The US Dollar Index (DXY) extends its brutal slide on Friday, heading for its worst weekly performance in over a year as traders accelerate the selloff ahead of the February employment report. The Greenback is now in freefall, with expectations of multiple Fed rate cuts and growing economic uncertainty driving capital outflows.
Meanwhile, tariff-related volatility continues, with United States (US) President Donald Trump keeping markets on edge by hinting at fresh trade measures against Canada but refusing to commit to a timeline. DXY is now struggling to hold the 104.00 handle, having lost over 3.5% since Monday, marking a historic devaluation.
The US Dollar Index (DXY) is entrenched in a deep selloff, having broken below 104.00 and revisiting its lowest levels since November 2024. The 20-day and 100-day Simple Moving Averages (SMA) have now confirmed a bearish crossover, reinforcing negative momentum. The Relative Strength Index (RSI) signals oversold conditions, suggesting a potential short-term rebound, but the MACD remains firmly in bearish territory, pointing to continued downside risk. Should DXY fail to reclaim 104.50, the next key support level lies at 103.50, which could determine whether the selloff extends further.
Nonfarm Payrolls (NFP) are part of the US Bureau of Labor Statistics monthly jobs report. The Nonfarm Payrolls component specifically measures the change in the number of people employed in the US during the previous month, excluding the farming industry.
The Nonfarm Payrolls figure can influence the decisions of the Federal Reserve by providing a measure of how successfully the Fed is meeting its mandate of fostering full employment and 2% inflation. A relatively high NFP figure means more people are in employment, earning more money and therefore probably spending more.
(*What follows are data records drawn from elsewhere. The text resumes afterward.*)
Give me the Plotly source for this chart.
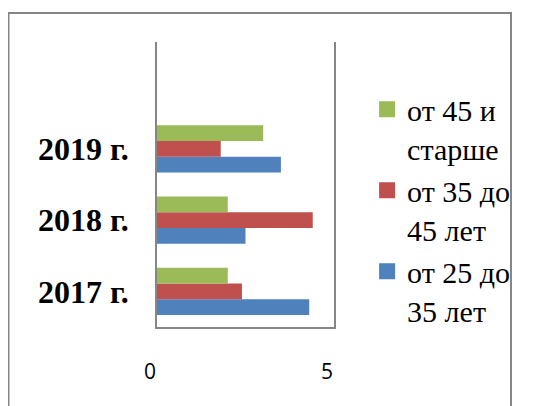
import plotly.graph_objects as go

categories = ["2017 г.", "2018 г.", "2019 г."]
series_names = ["от 25 до<br>35 лет", "от 35 до<br>45 лет", "от 45 и<br>старше"]
v_25_35 = [4.3, 2.5, 3.5]
v_35_45 = [2.4, 4.4, 1.8]
v_45_up = [2.0, 2.0, 3.0]
colors = ["#4F81BD", "#C0504D", "#9BBB59"]
x_ticks = [0, 5]

fig = go.Figure()
for name, vals, col in zip(series_names, [v_25_35, v_35_45, v_45_up], colors):
    fig.add_trace(go.Bar(y=categories, x=vals, name=name, orientation="h",
                         marker=dict(color=col, line=dict(width=0)),
                         legendgroup=name, showlegend=False))
# legend entries with larger square swatches
for name, col in zip(series_names, colors):
    fig.add_trace(go.Scatter(x=[None], y=[None], mode="markers", name=name,
                             legendgroup=name,
                             marker=dict(symbol="square", size=16, color=col)))

grid = "#868686"
serif = "Liberation Serif"
# page body has an 8px margin, so the figure is offset by 8px
fig.update_layout(
    width=541, height=406,
    font=dict(family=serif, color="black"),
    margin=dict(l=149, r=215, t=34, b=87, autoexpand=False),
    paper_bgcolor="white", plot_bgcolor="white",
    barmode="group", bargap=0.34, bargroupgap=0,
    showlegend=True,
    legend=dict(x=1.187, y=0.855, xanchor="left", yanchor="top",
                traceorder="reversed", valign="top", tracegroupgap=0,
                font=dict(family=serif, size=30, color="black"),
                bgcolor="rgba(0,0,0,0)"),
    xaxis=dict(range=[0, 5], tickvals=x_ticks, showgrid=True, gridcolor=grid,
               gridwidth=1.5, zeroline=False, showline=True, linecolor=grid,
               linewidth=1.5, ticks="", ticklabelstandoff=25, ticklabelshift=-7,
               tickfont=dict(family="Open Sans", size=21, color="black")),
    yaxis=dict(type="category", range=[-0.5, 3.5], showgrid=False,
               showline=True, mirror=True, linecolor=grid, linewidth=1.5,
               ticks="", ticklabelstandoff=20,
               tickfont=dict(family=serif, size=32, color="black",
                             weight="bold"),
               ),
    shapes=[dict(type="rect", xref="paper", yref="paper",
                 x0=-0.839, x1=2.0, y0=-1.0, y1=1.102,
                 line=dict(color=grid, width=2), fillcolor="rgba(0,0,0,0)",
                 layer="below")],
)
fig.write_html("out.html")
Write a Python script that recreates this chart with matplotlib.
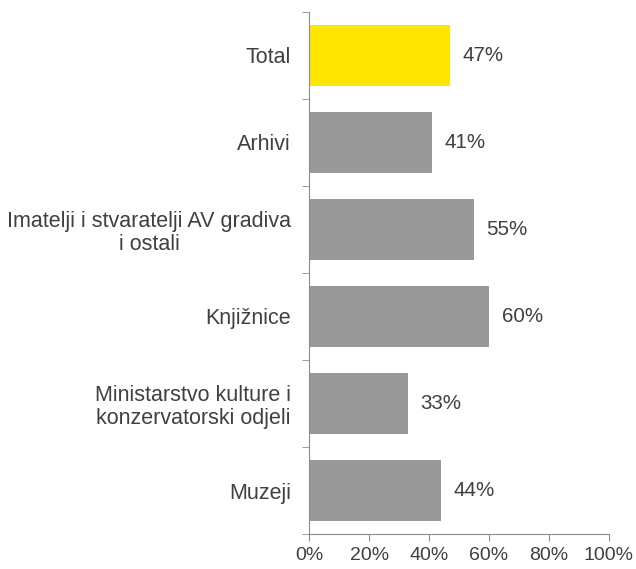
import matplotlib.pyplot as plt
import numpy as np

plt.rcParams['font.family'] = ['Liberation Sans', 'DejaVu Sans']

categories = ["Total", "Arhivi", "Imatelji i stvaratelji AV gradiva\ni ostali",
              "Knjižnice", "Ministarstvo kulture i\nkonzervatorski odjeli", "Muzeji"]
values = [47, 41, 55, 60, 33, 44]
colors = ["#FFE600", "#999999", "#999999", "#999999", "#999999", "#999999"]

text_col = "#404040"
axis_col = "#8C8C8C"

fig = plt.figure(figsize=(6.36, 5.69), dpi=100)
ax = fig.add_axes([0.486, 0.0615, 0.4715, 0.9175])

y = np.arange(len(categories))
ax.barh(y, values, height=0.71, color=colors)
for yi, v in zip(y, values):
    ax.annotate(f"{v}%", (v, yi), xytext=(9, 0), textcoords="offset points",
                va="center", ha="left", fontsize=14.8, color=text_col)

ax.set_ylim(len(categories) - 0.5, -0.5)
ax.set_xlim(0, 100)
ax.set_yticks(y)
ax.set_yticklabels(categories, fontsize=15.5, color=text_col, ha="right",
                   multialignment="center", linespacing=1.13)
ax.tick_params(axis="y", length=0, pad=13)
ax.set_yticks(np.arange(-0.5, len(categories)), minor=True)
ax.tick_params(axis="y", which="minor", length=5, color=axis_col, direction="out")

ax.set_xticks(np.arange(0, 101, 20))
ax.set_xticklabels([f"{t}%" for t in range(0, 101, 20)], fontsize=14, color=text_col)
ax.tick_params(axis="x", length=5, color=axis_col, pad=4)

for s in ["top", "right"]:
    ax.spines[s].set_visible(False)
for s in ["left", "bottom"]:
    ax.spines[s].set_color(axis_col)

fig.savefig("out.png", dpi=100)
A relatively low Nonfarm Payrolls’ result, on the either hand, could mean people are struggling to find work. The Fed will typically raise interest rates to combat high inflation triggered by low unemployment, and lower them to stimulate a stagnant labor market.
Nonfarm Payrolls generally have a positive correlation with the US Dollar. This means when payrolls’ figures come out higher-than-expected the USD tends to rally and vice versa when they are lower. NFPs influence the US Dollar by virtue of their impact on inflation, monetary policy expectations and interest rates. A higher NFP usually means the Federal Reserve will be more tight in its monetary policy, supporting the USD.
Nonfarm Payrolls are generally negatively-correlated with the price of Gold. This means a higher-than-expected payrolls’ figure will have a depressing effect on the Gold price and vice versa. Higher NFP generally has a positive effect on the value of the USD, and like most major commodities Gold is priced in US Dollars. If the USD gains in value, therefore, it requires less Dollars to buy an ounce of Gold. Also, higher interest rates (typically helped higher NFPs) also lessen the attractiveness of Gold as an investment compared to staying in cash, where the money will at least earn interest.
Nonfarm Payrolls is only one component within a bigger jobs report and it can be overshadowed by the other components. At times, when NFP come out higher-than-forecast, but the Average Weekly Earnings is lower than expected, the market has ignored the potentially inflationary effect of the headline result and interpreted the fall in earnings as deflationary. The Participation Rate and the Average Weekly Hours components can also influence the market reaction, but only in seldom events like the “Great Resignation” or the Global Financial Crisis.